We point out its features to another couple, who look at us as if we have lost our minds. “It’s all you need,” they declare, appraising the van’s basic comforts. But is it relief I see flickering across their faces as they scuttle back to their luxury tourer, overflowing with bells and whistles?
A holiday in our jaunty little van reduces life to its simplest terms. At Marlo we pull over, raise the kitchen hatch and within minutes are sipping an alfresco coffee by the mouth of the Snowy River. We trundle into the camping area at Cape Conran at dusk, unhitch, crank the prop stands down and still have time for a swim before nightfall. In the morning we wake to the screech of rosellas high in the trees.

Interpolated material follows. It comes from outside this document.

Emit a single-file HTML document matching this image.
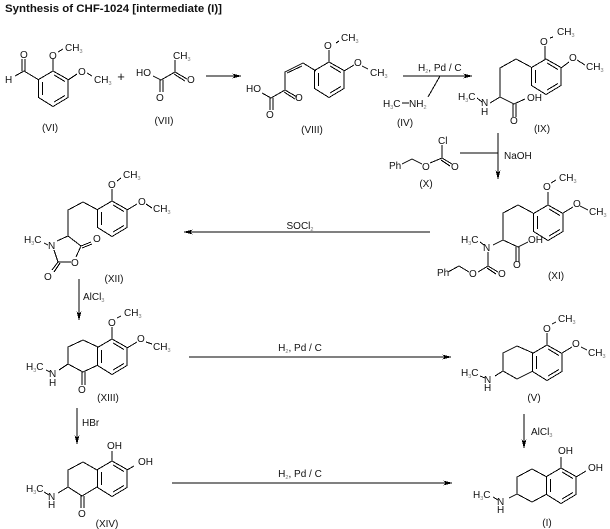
<!DOCTYPE html>
<html><head><meta charset="utf-8"><style>
html,body{margin:0;padding:0;background:#fff}
svg{display:block}
text{font-family:"Liberation Sans",Arial,sans-serif;font-size:10px;fill:#111;white-space:pre}
.s{font-size:5.5px;fill:#777}
.m{text-anchor:middle}
.b{fill:none;stroke:#000;stroke-width:1}
.h{fill:#000}
</style></head><body>
<svg width="610" height="529" viewBox="0 0 610 529" xmlns="http://www.w3.org/2000/svg" shape-rendering="crispEdges">
<defs>
<path id="r" class="b" d="M0 0L15 8.5V26.5L0 35.5L-14.5 26.5V8.5ZM-10.5 11V24M1 4L12 10.5M12 24.5L1 31"/>
</defs>
<rect width="610" height="529" fill="#fff"/>
<text x="5" y="12" font-weight="bold" style="font-size:11px;font-weight:bold" textLength="217" lengthAdjust="spacingAndGlyphs">Synthesis of CHF-1024 [intermediate (I)]</text>

<!-- VI -->
<use href="#r" x="53" y="71"/>
<path class="b" d="M39 80L24 71L15 76M22 71V59M25 71V59M53 71V59M58 52L63 49M68 80L77 74M87 73L92 76"/>
<text x="5" y="83">H</text><text x="20" y="58">O</text><text x="49" y="59">O</text>
<text x="65" y="51">CH<tspan class="s" dy="2">3</tspan></text>
<text x="78" y="75">O</text>
<text x="94" y="83">CH<tspan class="s" dy="2">3</tspan></text>
<text x="50" y="131" class="m">(VI)</text>
<text x="121" y="81" class="m" style="font-size:13px">+</text>

<!-- VII -->
<path class="b" d="M153 76L161 80L175 72V60M175 72L187 79M174 74L185 81M160 80V92M163 80V92"/>
<text x="136" y="76">HO</text><text x="173" y="59">CH<tspan class="s" dy="2">3</tspan></text>
<text x="187" y="83">O</text><text x="156" y="101">O</text>
<text x="164" y="124" class="m">(VII)</text>

<!-- arrow 1 -->
<path class="b" d="M206 76H240"/><path class="h" d="M242 76L232 73.5L235 76L232 78.5Z"/>

<!-- VIII -->
<use href="#r" x="329" y="62"/>
<path class="b" d="M262 93L271 98L285 90V72L303 63L316 71M287 73L302 66M285 90L297 97M284 92L295 99M270 98V110M273 98V110M329 62V50M336 43L339 41M344 71L354 65M362 66L368 69"/>
<text x="246" y="92">HO</text><text x="295" y="101">O</text><text x="266" y="118">O</text>
<text x="324" y="49">O</text><text x="341" y="41">CH<tspan class="s" dy="2">3</tspan></text>
<text x="354" y="66">O</text><text x="370" y="76">CH<tspan class="s" dy="2">3</tspan></text>
<text x="312" y="133" class="m">(VIII)</text>

<!-- arrow 2 + reagents -->
<path class="b" d="M403 76H471M440 76L428 97M402 103H409"/><path class="h" d="M473 76L463 73.5L466 76L463 78.5Z"/>
<text x="418" y="71">H<tspan class="s" dy="2">2</tspan><tspan dy="-2">, Pd / C</tspan></text>
<text x="383" y="107">H<tspan class="s" dy="2">3</tspan><tspan dy="-2">C</tspan></text>
<text x="409" y="107">NH<tspan class="s" dy="2">2</tspan></text>
<text x="405" y="126" class="m">(IV)</text>

<!-- IX -->
<use href="#r" x="546" y="59"/>
<path class="b" d="M531 67L516 59L500 68V97L514 104L525 99M500 97L490 103M477 98L482 102M513 104V117M516 104V117M545 59V46M550 38L553 37M561 68L569 62M577 60L585 65"/>
<text x="458" y="100">H<tspan class="s" dy="2">3</tspan><tspan dy="-2">C</tspan></text>
<text x="481" y="106">N</text><text x="481" y="115">H</text>
<text x="527" y="101">OH</text><text x="510" y="124">O</text>
<text x="540" y="45">O</text><text x="557" y="35">CH<tspan class="s" dy="2">3</tspan></text>
<text x="569" y="61">O</text><text x="586" y="70">CH<tspan class="s" dy="2">3</tspan></text>
<text x="542" y="132" class="m">(IX)</text>

<!-- arrow 3 + X -->
<path class="b" d="M498 133V178M460 153H498"/><path class="h" d="M498 180L495.500 170L498 173L500.500 170Z"/>
<text x="504" y="159">NaOH</text>
<path class="b" d="M442 145V158L452 164M441 160L450 166M442 158L430 163M422 164L412 159L402 164"/>
<text x="438" y="144">Cl</text><text x="422" y="170">O</text><text x="451" y="170">O</text>
<text x="389" y="169">Ph</text>
<text x="426" y="187" class="m">(X)</text>

<!-- XI -->
<use href="#r" x="548" y="205"/>
<path class="b" d="M533 213L518 205L503 213V240L518 247L528 242M503 240L493 245M480 242L484 245M488 252V266L498 272M487 268L496 274M488 266L478 272M469 272L459 266L448 272M516 247V262M519 247V262M548 205V192M551 183L556 180M563 213L573 207M580 206L588 210"/>
<text x="461" y="243">H<tspan class="s" dy="2">3</tspan><tspan dy="-2">C</tspan></text>
<text x="483" y="251">N</text>
<text x="528" y="243">OH</text><text x="513" y="268">O</text>
<text x="498" y="277">O</text><text x="469" y="277">O</text><text x="437" y="276">Ph</text>
<text x="543" y="190">O</text><text x="559" y="181">CH<tspan class="s" dy="2">3</tspan></text>
<text x="573" y="207">O</text><text x="589" y="215">CH<tspan class="s" dy="2">3</tspan></text>
<text x="556" y="279" class="m">(XI)</text>

<!-- long arrow left -->
<path class="b" d="M430 232H185"/><path class="h" d="M183 232L193 229.500L190 232L193 234.500Z"/>
<text x="300" y="229" class="m">SOCl<tspan class="s" dy="2">2</tspan></text>

<!-- XII -->
<use href="#r" x="112" y="201"/>
<path class="b" d="M98 210L83 202L68 210V236L81 246L76 257M71 262H58L54 250M57 241L68 236M44 243L48 245M81 246L91 242M82 248L92 244M58 262L52 270M60 263L54 272M112 201V189M117 181L121 178M127 210L137 204M146 204L152 208"/>
<text x="24" y="243">H<tspan class="s" dy="2">3</tspan><tspan dy="-2">C</tspan></text>
<text x="48" y="249">N</text><text x="71" y="266">O</text>
<text x="93" y="242">O</text><text x="44" y="280">O</text>
<text x="108" y="188">O</text><text x="123" y="178">CH<tspan class="s" dy="2">3</tspan></text>
<text x="138" y="205">O</text><text x="153" y="212">CH<tspan class="s" dy="2">3</tspan></text>
<text x="114" y="282" class="m">(XII)</text>

<!-- arrow AlCl3 left -->
<path class="b" d="M79 279V319"/><path class="h" d="M79 321L76.500 311L79 314L81.500 311Z"/>
<text x="83" y="300">AlCl<tspan class="s" dy="2">3</tspan></text>

<!-- XIII -->
<use href="#r" x="112" y="339"/>
<path class="b" d="M98 347L83 340L68 347V364L83 372L98 365M68 364L59 370M46 370L50 372M82 372V385M85 372V385M112 339V327M117 318L121 316M127 348L137 342M146 342L152 344"/>
<text x="26" y="370">H<tspan class="s" dy="2">3</tspan><tspan dy="-2">C</tspan></text>
<text x="49" y="377">N</text><text x="49" y="386">H</text><text x="78" y="393">O</text>
<text x="108" y="326">O</text><text x="124" y="316">CH<tspan class="s" dy="2">3</tspan></text>
<text x="137" y="342">O</text><text x="153" y="350">CH<tspan class="s" dy="2">3</tspan></text>
<text x="108" y="401" class="m">(XIII)</text>

<!-- arrow mid -->
<path class="b" d="M189 357H450"/><path class="h" d="M452 357L442 354.500L445 357L442 359.500Z"/>
<text x="300" y="351" class="m">H<tspan class="s" dy="2">2</tspan><tspan dy="-2">, Pd / C</tspan></text>

<!-- V -->
<use href="#r" x="547" y="345"/>
<path class="b" d="M533 353L517 346L503 353V371L517 379L533 371M503 371L495 376M480 376L485 378M547 345V333M552 324L556 322M562 353L572 347M581 347L587 350"/>
<text x="461" y="376">H<tspan class="s" dy="2">3</tspan><tspan dy="-2">C</tspan></text>
<text x="484" y="383">N</text><text x="484" y="391">H</text>
<text x="543" y="332">O</text><text x="558" y="322">CH<tspan class="s" dy="2">3</tspan></text>
<text x="572" y="347">O</text><text x="588" y="356">CH<tspan class="s" dy="2">3</tspan></text>
<text x="534" y="401" class="m">(V)</text>

<!-- arrow HBr -->
<path class="b" d="M77 408V443"/><path class="h" d="M77 445L74.500 435L77 438L79.500 435Z"/>
<text x="82" y="426">HBr</text>

<!-- XIV -->
<use href="#r" x="112" y="461"/>
<path class="b" d="M97 470L83 462L68 470V487L82 496L97 487M68 487L58 493M44 492L49 495M81 496V508M84 496V508M112 461V451M127 470L134 466"/>
<text x="26" y="492">H<tspan class="s" dy="2">3</tspan><tspan dy="-2">C</tspan></text>
<text x="48" y="500">N</text><text x="48" y="508">H</text><text x="78" y="517">O</text>
<text x="107" y="449">OH</text><text x="138" y="465">OH</text>
<text x="107" y="527" class="m">(XIV)</text>

<!-- arrow bottom -->
<path class="b" d="M172 483H451"/><path class="h" d="M453 483L443 480.500L446 483L443 485.500Z"/>
<text x="300" y="477" class="m">H<tspan class="s" dy="2">2</tspan><tspan dy="-2">, Pd / C</tspan></text>

<!-- arrow AlCl3 right -->
<path class="b" d="M524 414V447"/><path class="h" d="M524 449L521.500 439L524 442L526.500 439Z"/>
<text x="531" y="435">AlCl<tspan class="s" dy="2">3</tspan></text>

<!-- I -->
<use href="#r" x="561" y="468"/>
<path class="b" d="M547 477L532 469L517 477V494L532 502L547 494M517 494L509 498M493 497L498 500M561 468V457M576 477L586 471"/>
<text x="473" y="498">H<tspan class="s" dy="2">3</tspan><tspan dy="-2">C</tspan></text>
<text x="497" y="505">N</text><text x="497" y="513">H</text>
<text x="558" y="454">OH</text><text x="588" y="471">OH</text>
<text x="547" y="526" class="m">(I)</text>
</svg>
</body></html>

A Teardrop holiday might be a smallish step up from camping, but when the skies open we count our lucky stars that we are above the ground, warm and dry, and not in a tent. The LED lights cast a warm glow as we read in bed.
At Cann River we discover that our Teardrop is by no means the cutest of the pack. We stop for a picnic in the park and are approached by the local police officer. His wife is mad about Teardrops, he tells us. In his backyard shed we gaze at the sweetest, most minuscule van we’ve seen: porthole windows, shelves and a pint-sized bed. (They must really love each other.)
Little did we know when we set eyes on this second little cutie that our two Teardrops are part of a zeitgeist in retro caravanning. Across the globe classic caravans are becoming cool.
And how does the Teardrop fare on its inaugural odyssey? We hit our towing straps by day three; bumping in and out of campsites is a breeze. But the next day we come undone when we stop for a picnic on a rutted bush track and discover that a spring has shattered. (It’s not until later that we learn our double bed on wheels, built by a DIY enthusiast in 2004, was assembled on a 1970s trailer base.)
We are rescued after dark by a chain-smoking panelbeater who winches the van on to his tray truck, where it slips and slides its way back to town.
After we’ve spent two nights in a motel, the Teardrop is repaired and we are back on the road. We decide this gives a new meaning to the term “tearing up”.